WRITTEN EXERCISE: Retype exactly the lines from the line containing "What Altair code" through the line containing "import pandas as pd", both included, and nothing more; skip the pictures.

─── DATA LINES

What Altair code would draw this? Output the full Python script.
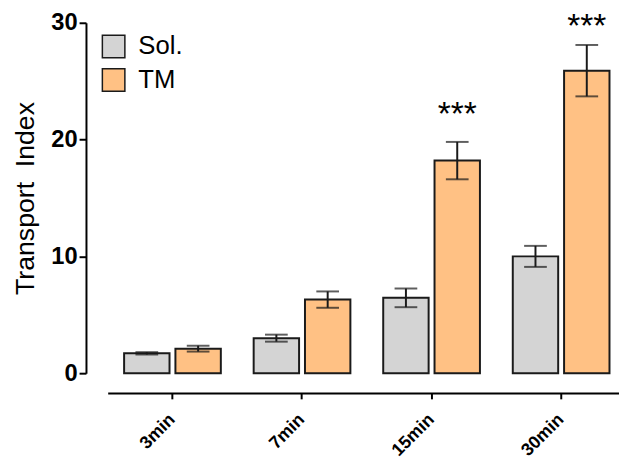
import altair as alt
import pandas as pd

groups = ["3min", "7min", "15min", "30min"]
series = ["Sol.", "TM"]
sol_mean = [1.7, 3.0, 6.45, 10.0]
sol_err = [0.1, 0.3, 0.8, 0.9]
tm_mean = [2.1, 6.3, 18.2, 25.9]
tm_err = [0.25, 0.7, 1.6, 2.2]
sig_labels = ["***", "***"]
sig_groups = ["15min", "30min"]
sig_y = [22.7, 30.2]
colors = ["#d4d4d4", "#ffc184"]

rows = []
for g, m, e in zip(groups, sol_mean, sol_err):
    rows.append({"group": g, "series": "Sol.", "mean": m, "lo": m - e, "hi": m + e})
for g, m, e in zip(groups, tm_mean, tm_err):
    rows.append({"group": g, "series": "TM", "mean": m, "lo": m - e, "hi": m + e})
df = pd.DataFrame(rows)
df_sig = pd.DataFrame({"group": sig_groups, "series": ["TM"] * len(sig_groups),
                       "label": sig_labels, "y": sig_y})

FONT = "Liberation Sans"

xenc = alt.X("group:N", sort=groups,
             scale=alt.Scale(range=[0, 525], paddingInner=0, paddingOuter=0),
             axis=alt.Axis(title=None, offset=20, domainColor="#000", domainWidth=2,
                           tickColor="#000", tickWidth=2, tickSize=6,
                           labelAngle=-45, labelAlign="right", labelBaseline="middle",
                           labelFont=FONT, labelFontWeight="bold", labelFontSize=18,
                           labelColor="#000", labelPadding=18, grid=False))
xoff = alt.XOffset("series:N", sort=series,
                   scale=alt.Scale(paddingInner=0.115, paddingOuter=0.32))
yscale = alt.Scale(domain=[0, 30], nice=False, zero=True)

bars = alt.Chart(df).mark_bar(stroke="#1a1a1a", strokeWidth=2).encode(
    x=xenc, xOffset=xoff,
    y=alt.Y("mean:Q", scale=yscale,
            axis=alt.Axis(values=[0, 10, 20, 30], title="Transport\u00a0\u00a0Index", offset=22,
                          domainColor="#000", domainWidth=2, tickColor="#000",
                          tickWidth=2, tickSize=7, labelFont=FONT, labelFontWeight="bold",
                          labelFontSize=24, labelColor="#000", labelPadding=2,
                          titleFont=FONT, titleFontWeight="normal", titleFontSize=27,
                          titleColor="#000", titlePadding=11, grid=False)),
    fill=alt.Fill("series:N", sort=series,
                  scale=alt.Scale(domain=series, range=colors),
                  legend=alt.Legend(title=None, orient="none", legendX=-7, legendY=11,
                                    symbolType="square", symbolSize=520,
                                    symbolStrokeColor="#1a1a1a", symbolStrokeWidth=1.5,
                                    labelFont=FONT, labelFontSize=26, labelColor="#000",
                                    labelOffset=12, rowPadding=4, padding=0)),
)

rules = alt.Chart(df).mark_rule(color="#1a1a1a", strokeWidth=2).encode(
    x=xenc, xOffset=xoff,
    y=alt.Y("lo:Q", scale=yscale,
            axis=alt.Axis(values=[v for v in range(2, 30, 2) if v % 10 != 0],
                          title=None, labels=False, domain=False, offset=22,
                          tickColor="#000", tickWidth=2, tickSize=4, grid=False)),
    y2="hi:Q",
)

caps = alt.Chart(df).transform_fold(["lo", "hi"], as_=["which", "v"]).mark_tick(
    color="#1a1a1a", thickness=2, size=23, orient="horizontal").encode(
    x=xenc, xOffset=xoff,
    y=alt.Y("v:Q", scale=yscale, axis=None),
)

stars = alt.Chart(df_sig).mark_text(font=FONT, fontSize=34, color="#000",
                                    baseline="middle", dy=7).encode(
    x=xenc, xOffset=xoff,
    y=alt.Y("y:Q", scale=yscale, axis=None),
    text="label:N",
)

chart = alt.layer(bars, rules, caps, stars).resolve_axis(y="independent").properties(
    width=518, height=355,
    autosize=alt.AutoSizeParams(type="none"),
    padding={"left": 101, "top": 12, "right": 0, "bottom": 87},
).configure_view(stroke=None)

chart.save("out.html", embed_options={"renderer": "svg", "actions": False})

──────
─── DATA LINES

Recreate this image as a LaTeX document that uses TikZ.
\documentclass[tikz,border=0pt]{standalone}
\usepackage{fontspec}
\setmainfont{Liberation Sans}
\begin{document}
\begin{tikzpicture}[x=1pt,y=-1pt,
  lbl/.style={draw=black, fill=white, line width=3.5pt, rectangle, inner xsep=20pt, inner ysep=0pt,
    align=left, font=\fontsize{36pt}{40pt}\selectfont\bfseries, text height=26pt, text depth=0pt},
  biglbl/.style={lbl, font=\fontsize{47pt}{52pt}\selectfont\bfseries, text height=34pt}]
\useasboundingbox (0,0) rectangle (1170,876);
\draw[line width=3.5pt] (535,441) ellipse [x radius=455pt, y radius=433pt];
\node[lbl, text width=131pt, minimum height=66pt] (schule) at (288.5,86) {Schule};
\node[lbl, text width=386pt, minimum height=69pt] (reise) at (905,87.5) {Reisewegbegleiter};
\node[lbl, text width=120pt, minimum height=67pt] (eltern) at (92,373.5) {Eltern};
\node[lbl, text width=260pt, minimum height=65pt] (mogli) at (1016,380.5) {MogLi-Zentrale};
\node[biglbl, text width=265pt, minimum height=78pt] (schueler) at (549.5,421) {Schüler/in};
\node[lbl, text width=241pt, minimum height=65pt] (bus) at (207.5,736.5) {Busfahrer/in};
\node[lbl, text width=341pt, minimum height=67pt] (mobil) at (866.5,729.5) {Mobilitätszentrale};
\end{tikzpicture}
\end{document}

──────
─── DATA LINES

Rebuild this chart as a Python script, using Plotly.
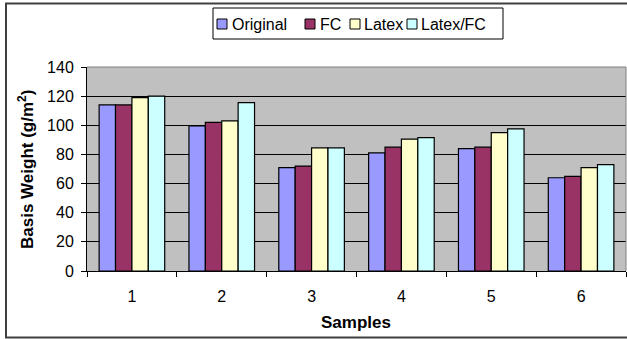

──────

EXERCISE OUTPUT:
What Altair code would draw this? Output the full Python script.
import altair as alt
import pandas as pd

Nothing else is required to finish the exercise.